On Tuesday, a U.S. official told ABC News that many military officials were caught off guard to learn the president was even considering the use of the military along the border.
And at the White House the next day, press secretary Sarah Sanders wouldn’t say whether the president’s actions were in response to a segment he had seen on Fox News Channel, as some have suggested.
McAleenan said Trump has sent “a very clear statement that the status quo is unacceptable.”
Echoing Trump, McAleenan said, “We have to get better at security between our ports of entry. … We have to address the loopholes and weaknesses in the system.”
McAleenan expressed particular concern that “even if a border patrol agent is successful in making the interdiction of someone crossing illegally, that person might not be repatriated to their origin country because of a crowded court system” inside the United States.

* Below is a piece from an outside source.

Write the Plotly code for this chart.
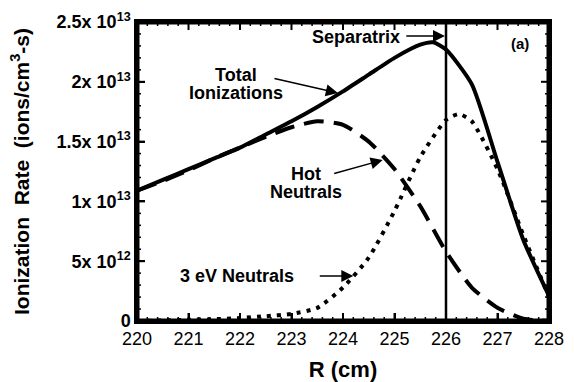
import plotly.graph_objects as go

# ---- data ----
r_total = [220, 220.5, 221, 221.5, 222, 222.5, 223, 223.5, 224, 224.5, 225, 225.5, 225.75, 226, 226.5, 227, 227.5, 228]
total = [1.09, 1.18, 1.27, 1.36, 1.45, 1.56, 1.67, 1.79, 1.92, 2.06, 2.20, 2.31, 2.33, 2.27, 1.98, 1.33, 0.68, 0.21]

r_hot = [220, 220.5, 221, 221.5, 222, 222.5, 223, 223.5, 224, 224.5, 225, 225.5, 226, 226.5, 227, 227.5, 228]
hot = [1.09, 1.17, 1.26, 1.36, 1.45, 1.54, 1.62, 1.67, 1.64, 1.50, 1.27, 0.96, 0.58, 0.28, 0.11, 0.02, 0.0]

r_3ev = [220, 220.5, 221, 221.5, 222, 222.5, 223, 223.5, 224, 224.5, 225, 225.5, 226, 226.25, 226.5, 227, 227.5, 228]
ev3 = [0.0, 0.005, 0.01, 0.015, 0.025, 0.04, 0.06, 0.11, 0.28, 0.53, 0.92, 1.37, 1.68, 1.73, 1.67, 1.27, 0.72, 0.20]

scale = 1e13
separatrix_r = 226

x_ticks = [220, 221, 222, 223, 224, 225, 226, 227, 228]
y_tickvals = [0, 5e12, 1e13, 1.5e13, 2e13, 2.5e13]
y_ticktext = ["<b>0</b>", "<b>5x 10<sup>12</sup></b>", "<b>1x 10<sup>13</sup></b>", "<b>1.5x 10<sup>13</sup></b>",
              "<b>2x 10<sup>13</sup></b>", "<b>2.5x 10<sup>13</sup></b>"]

FONT = "Arial"
X_RANGE = [220, 228]
Y_RANGE = [0, 2.5e13]
X_MINOR_STEP = 0.2
Y_MINOR_STEP = 1e12

W, H = 574, 382
M = dict(l=137, r=25, t=22, b=61)
PW = W - M["l"] - M["r"]
PH = H - M["t"] - M["b"]

fig = go.Figure()
fig.add_trace(go.Scatter(x=r_total, y=[v * scale for v in total], mode="lines",
                         line=dict(color="black", width=4, shape="spline", smoothing=0.6),
                         name="Total Ionizations"))
fig.add_trace(go.Scatter(x=r_hot, y=[v * scale for v in hot], mode="lines",
                         line=dict(color="black", width=4, dash="20px,10px", shape="spline", smoothing=0.6),
                         name="Hot Neutrals"))
fig.add_trace(go.Scatter(x=r_3ev, y=[v * scale for v in ev3], mode="lines",
                         line=dict(color="black", width=4, dash="4px,6px", shape="spline", smoothing=0.6),
                         name="3 eV Neutrals"))

# ---- frame and tick marks drawn as decoration traces on overlay axes (fraction units) ----
deco = dict(mode="lines", hoverinfo="skip", showlegend=False)
fig.add_trace(go.Scatter(x=[0, 1, 1, 0, 0], y=[0, 0, 1, 1, 0], xaxis="x2", yaxis="y2",
                         line=dict(color="black", width=5), **deco))

x_minor = [X_RANGE[0] + i * X_MINOR_STEP for i in range(int(round((X_RANGE[1] - X_RANGE[0]) / X_MINOR_STEP)) + 1)]
y_minor = [Y_RANGE[0] + i * Y_MINOR_STEP for i in range(int(round((Y_RANGE[1] - Y_RANGE[0]) / Y_MINOR_STEP)) + 1)]


def xtick_trace(vals, length_px, width):
    xs, ys = [], []
    f = length_px / PH
    for v in vals:
        xs += [v, v, None, v, v, None]
        ys += [0, f, None, 1, 1 - f, None]
    fig.add_trace(go.Scatter(x=xs, y=ys, xaxis="x", yaxis="y2", line=dict(color="black", width=width), **deco))


def ytick_trace(vals, length_px, width):
    xs, ys = [], []
    f = length_px / PW
    for v in vals:
        xs += [0, f, None, 1, 1 - f, None]
        ys += [v, v, None, v, v, None]
    fig.add_trace(go.Scatter(x=xs, y=ys, xaxis="x2", yaxis="y", line=dict(color="black", width=width), **deco))


xtick_trace([v for v in x_minor if all(abs(v - t) > 1e-6 for t in x_ticks)], 4, 1.5)
xtick_trace(x_ticks, 8, 2)
ytick_trace([v for v in y_minor if all(abs(v - t) > 1 for t in y_tickvals)], 4, 1.5)
ytick_trace(y_tickvals, 8, 2)

# separatrix
fig.add_shape(type="line", xref="x", yref="paper", x0=separatrix_r, x1=separatrix_r, y0=0, y1=1,
              line=dict(color="black", width=2.5))


def txt(x, y, t, size=18):
    fig.add_annotation(x=x, y=y, xref="x", yref="y", text="<b>" + t + "</b>", showarrow=False,
                       font=dict(family=FONT, size=size, color="black"))


def arrow(x0, y0, x1, y1):
    fig.add_annotation(x=x1, y=y1, ax=x0, ay=y0, xref="x", yref="y", axref="x", ayref="y",
                       text="", showarrow=True, arrowhead=2, arrowsize=1.6, arrowwidth=1.5,
                       arrowcolor="black", standoff=0, startstandoff=0)


txt(224.25, 2.375e13, "Separatrix")
arrow(225.2, 2.383e13, 225.98, 2.383e13)
txt(221.93, 2.055e13, "Total")
txt(221.93, 1.905e13, "Ionizations")
arrow(222.64, 2.03e13, 223.9, 1.906e13)
txt(223.28, 1.226e13, "Hot")
txt(223.28, 1.078e13, "Neutrals")
arrow(223.8, 1.23e13, 224.77, 1.346e13)
txt(221.95, 0.376e13, "3 eV Neutrals")
arrow(223.52, 0.376e13, 224.2, 0.376e13)
txt(227.43, 2.32e13, "(a)", size=15)

tickfont = dict(family=FONT, size=18, color="black")

fig.update_layout(
    width=W, height=H, margin=M,
    plot_bgcolor="white", paper_bgcolor="white", showlegend=False,
    xaxis=dict(range=X_RANGE, tickmode="array", tickvals=x_ticks,
               tickprefix="<b>", ticksuffix="</b>",
               showline=True, linecolor="black", linewidth=2.5, mirror=True,
               ticks="inside", ticklen=8, tickwidth=2, tickcolor="black",
               showgrid=False, zeroline=False, tickfont=tickfont, automargin=False,
               title=dict(text="<b>R (cm)</b>", font=dict(family=FONT, size=22, color="black"),
                          standoff=20)),
    yaxis=dict(range=Y_RANGE, tickmode="array", tickvals=y_tickvals, ticktext=y_ticktext,
               showline=True, linecolor="black", linewidth=2.5, mirror=True,
               ticks="inside", ticklen=8, tickwidth=2, tickcolor="black",
               showgrid=False, zeroline=False, tickfont=tickfont, automargin=False,
               title=dict(text="<b>Ionization&nbsp; Rate&nbsp; (ions/cm<sup>3</sup>-s)</b>",
                          font=dict(family=FONT, size=21, color="black"), standoff=22)),
    xaxis2=dict(range=[0, 1], overlaying="x", anchor="y", visible=False, fixedrange=True),
    yaxis2=dict(range=[0, 1], overlaying="y", anchor="x", visible=False, fixedrange=True),
)

fig.write_html("out.html")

Trump “set the right standard: operational control of the border. Zero successful illegal crossings,” McAleenan added.
When asked whether it’s realistic to achieve zero successful illegal crossings, McAleenan said, “I think it’s what we need to strive towards. And we have a lot of room to improve to get there.”
Building the so-called “wall” is part of the effort, and as commissioner of CBP, McAleenan oversees it all.
Along the border, there are 278 miles of existing barriers in place, but there are another 722 miles that either need barriers replaced or that warrant new construction, according to McAleenan.
However, Congress has only promised CBP enough money to replace or build 150 miles of barriers. And 33 of those miles -– all in the Rio Grande Valley of Texas –- will see new construction where no barrier currently exists.
McAleenan was sworn in as CBP commissioner less than three weeks ago. He had served as acting commissioner since the end of the Obama administration, under which he served as deputy commissioner and in other senior CBP roles.